BEGIN
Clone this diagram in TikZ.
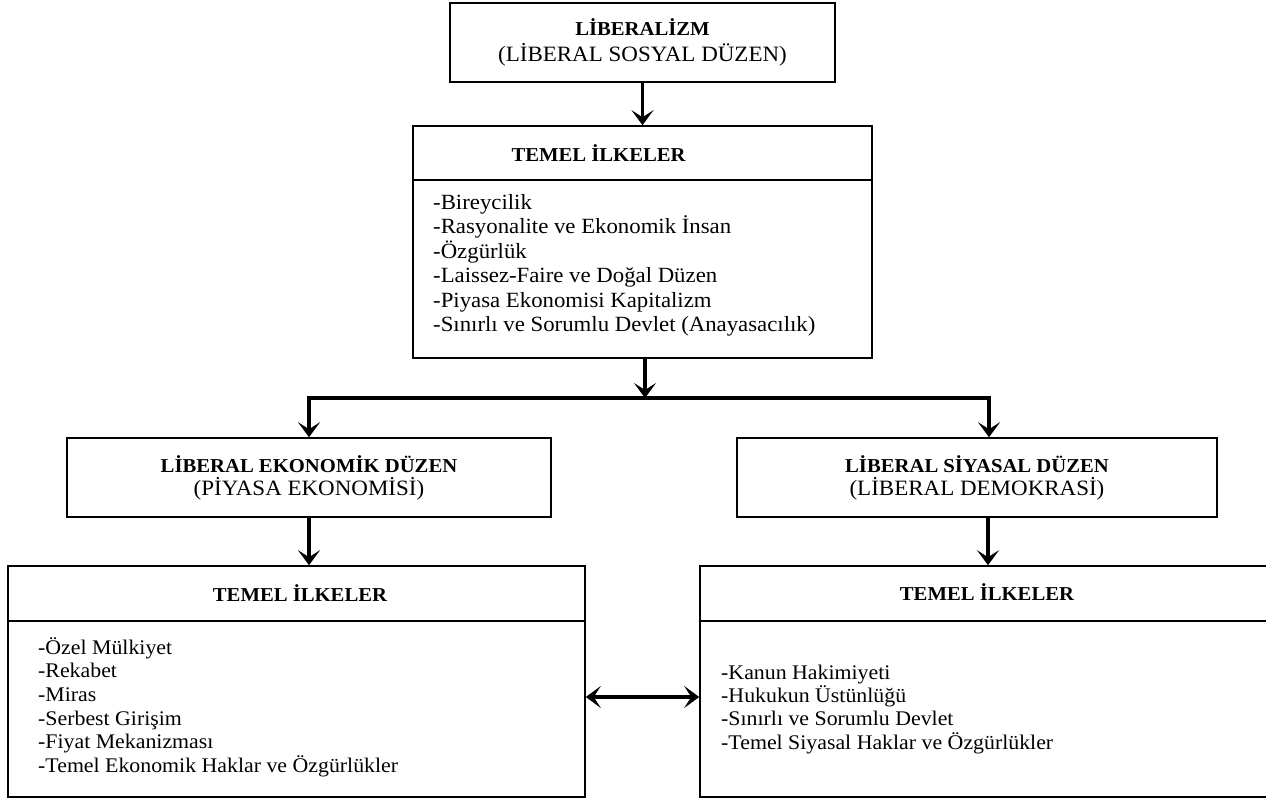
\documentclass[tikz,border=0pt]{standalone}
\usepackage{fontspec}
\setmainfont{Liberation Serif}[FakeStretch=1.05]
\usetikzlibrary{arrows.meta}
\tikzset{
  box/.style={draw, line width=1.6pt, inner sep=0pt, align=center},
  link/.style={line width=3.5pt},
  tip/.tip={Stealth[length=15pt,width=22pt,inset=7pt]},
  arr/.style={-tip},
  hd/.style={font=\fontsize{19.7}{22}\selectfont\bfseries},
  % lists are placed by the baseline of their last line
  lst/.style={anchor=base west, align=left, inner sep=0pt, font=\fontsize{20.8}{23.7}\selectfont}
}
\begin{document}
\begin{tikzpicture}[x=1pt,y=-1pt]
\useasboundingbox (0,0) rectangle (1266,800);
% top box
\node[box, minimum width=385pt, minimum height=79pt, font=\fontsize{21.9}{26}\selectfont] (lib) at (642.5,42.5)
  {{\fontsize{19.7}{26}\selectfont\bfseries LİBERALİZM}\\(LİBERAL SOSYAL DÜZEN)};
% principles
\node[box, minimum width=459pt, minimum height=232pt] (ilk) at (642.5,242) {};
\draw[line width=1.6pt] ([yshift=-55pt]ilk.north west) -- ([yshift=-55pt]ilk.north east);
\node[hd, anchor=west] (ilkT) at (508,153) {TEMEL İLKELER};
\node[lst, font=\fontsize{21.7}{24.5}\selectfont] (ilkL) at (433,331.5) {-Bireycilik\\
  -Rasyonalite ve Ekonomik İnsan\\
  -Özgürlük\\
  -Laissez-Faire ve Doğal Düzen\\
  -Piyasa Ekonomisi Kapitalizm\\
  -Sınırlı ve Sorumlu Devlet (Anayasacılık)};
% the two orders
\node[box, minimum width=484pt, minimum height=79pt, font=\fontsize{21.9}{23}\selectfont] (eko) at (309,477.5)
  {{\fontsize{19.7}{23}\selectfont\bfseries LİBERAL EKONOMİK DÜZEN}\\(PİYASA EKONOMİSİ)};
\node[box, minimum width=480pt, minimum height=79pt, font=\fontsize{21.9}{23}\selectfont] (siy) at (977,477.5)
  {{\fontsize{19.7}{23}\selectfont\bfseries LİBERAL SİYASAL DÜZEN}\\(LİBERAL DEMOKRASİ)};
% lower principles
\node[box, minimum width=577pt, minimum height=231pt] (ekoIlk) at (296.5,681.5) {};
\draw[line width=1.6pt] ([yshift=-56pt]ekoIlk.north west) -- ([yshift=-56pt]ekoIlk.north east);
\node[hd] (ekoT) at (300,593) {TEMEL İLKELER};
\node[lst] (ekoL) at (38,772.5) {-Özel Mülkiyet\\
  -Rekabet\\
  -Miras\\
  -Serbest Girişim\\
  -Fiyat Mekanizması\\
  -Temel Ekonomik Haklar ve Özgürlükler};
\node[box, minimum width=570pt, minimum height=231pt] (siyIlk) at (985,681.5) {};
\draw[line width=1.6pt] ([yshift=-56pt]siyIlk.north west) -- ([yshift=-56pt]siyIlk.north east);
\node[hd] (siyT) at (987,592) {TEMEL İLKELER};
\node[lst, font=\fontsize{20.8}{23.3}\selectfont] (siyL) at (721,749) {-Kanun Hakimiyeti\\
  -Hukukun Üstünlüğü\\
  -Sınırlı ve Sorumlu Devlet\\
  -Temel Siyasal Haklar ve Özgürlükler};
% connectors
\coordinate (j) at (645,398);
\draw[link,arr] (lib.south) -- (lib.south |- ilk.north);
\draw[link,arr] (ilk.south -| j) -- (j);
\draw[link,arr] (j) -| (eko.north);
\draw[link,arr] (j) -| ([xshift=12pt]siy.north);
\draw[link,arr] (eko.south) -- (eko.south |- ekoIlk.north);
\draw[link,arr] ([xshift=11pt]siy.south) -- ([xshift=11pt]siy.south |- siyIlk.north);
\draw[link,tip-tip] ([yshift=-15.5pt]ekoIlk.east) -- ([yshift=-15.5pt]ekoIlk.east -| siyIlk.west);
\end{tikzpicture}
\end{document}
END
• Written instruction
Set every line down exactly as written, leaving each picture out.

• Response
Clone this diagram in TikZ.
\documentclass[tikz,border=0pt]{standalone}
\usepackage{fontspec}
\setmainfont{Liberation Serif}[FakeStretch=1.05]
\usetikzlibrary{arrows.meta}
\tikzset{
  box/.style={draw, line width=1.6pt, inner sep=0pt, align=center},
  link/.style={line width=3.5pt},
  tip/.tip={Stealth[length=15pt,width=22pt,inset=7pt]},
  arr/.style={-tip},
  hd/.style={font=\fontsize{19.7}{22}\selectfont\bfseries},
  % lists are placed by the baseline of their last line
  lst/.style={anchor=base west, align=left, inner sep=0pt, font=\fontsize{20.8}{23.7}\selectfont}
}
\begin{document}
\begin{tikzpicture}[x=1pt,y=-1pt]
\useasboundingbox (0,0) rectangle (1266,800);
% top box
\node[box, minimum width=385pt, minimum height=79pt, font=\fontsize{21.9}{26}\selectfont] (lib) at (642.5,42.5)
  {{\fontsize{19.7}{26}\selectfont\bfseries LİBERALİZM}\\(LİBERAL SOSYAL DÜZEN)};
% principles
\node[box, minimum width=459pt, minimum height=232pt] (ilk) at (642.5,242) {};
\draw[line width=1.6pt] ([yshift=-55pt]ilk.north west) -- ([yshift=-55pt]ilk.north east);
\node[hd, anchor=west] (ilkT) at (508,153) {TEMEL İLKELER};
\node[lst, font=\fontsize{21.7}{24.5}\selectfont] (ilkL) at (433,331.5) {-Bireycilik\\
  -Rasyonalite ve Ekonomik İnsan\\
  -Özgürlük\\
  -Laissez-Faire ve Doğal Düzen\\
  -Piyasa Ekonomisi Kapitalizm\\
  -Sınırlı ve Sorumlu Devlet (Anayasacılık)};
% the two orders
\node[box, minimum width=484pt, minimum height=79pt, font=\fontsize{21.9}{23}\selectfont] (eko) at (309,477.5)
  {{\fontsize{19.7}{23}\selectfont\bfseries LİBERAL EKONOMİK DÜZEN}\\(PİYASA EKONOMİSİ)};
\node[box, minimum width=480pt, minimum height=79pt, font=\fontsize{21.9}{23}\selectfont] (siy) at (977,477.5)
  {{\fontsize{19.7}{23}\selectfont\bfseries LİBERAL SİYASAL DÜZEN}\\(LİBERAL DEMOKRASİ)};
% lower principles
\node[box, minimum width=577pt, minimum height=231pt] (ekoIlk) at (296.5,681.5) {};
\draw[line width=1.6pt] ([yshift=-56pt]ekoIlk.north west) -- ([yshift=-56pt]ekoIlk.north east);
\node[hd] (ekoT) at (300,593) {TEMEL İLKELER};
\node[lst] (ekoL) at (38,772.5) {-Özel Mülkiyet\\
  -Rekabet\\
  -Miras\\
  -Serbest Girişim\\
  -Fiyat Mekanizması\\
  -Temel Ekonomik Haklar ve Özgürlükler};
\node[box, minimum width=570pt, minimum height=231pt] (siyIlk) at (985,681.5) {};
\draw[line width=1.6pt] ([yshift=-56pt]siyIlk.north west) -- ([yshift=-56pt]siyIlk.north east);
\node[hd] (siyT) at (987,592) {TEMEL İLKELER};
\node[lst, font=\fontsize{20.8}{23.3}\selectfont] (siyL) at (721,749) {-Kanun Hakimiyeti\\
  -Hukukun Üstünlüğü\\
  -Sınırlı ve Sorumlu Devlet\\
  -Temel Siyasal Haklar ve Özgürlükler};
% connectors
\coordinate (j) at (645,398);
\draw[link,arr] (lib.south) -- (lib.south |- ilk.north);
\draw[link,arr] (ilk.south -| j) -- (j);
\draw[link,arr] (j) -| (eko.north);
\draw[link,arr] (j) -| ([xshift=12pt]siy.north);
\draw[link,arr] (eko.south) -- (eko.south |- ekoIlk.north);
\draw[link,arr] ([xshift=11pt]siy.south) -- ([xshift=11pt]siy.south |- siyIlk.north);
\draw[link,tip-tip] ([yshift=-15.5pt]ekoIlk.east) -- ([yshift=-15.5pt]ekoIlk.east -| siyIlk.west);
\end{tikzpicture}
\end{document}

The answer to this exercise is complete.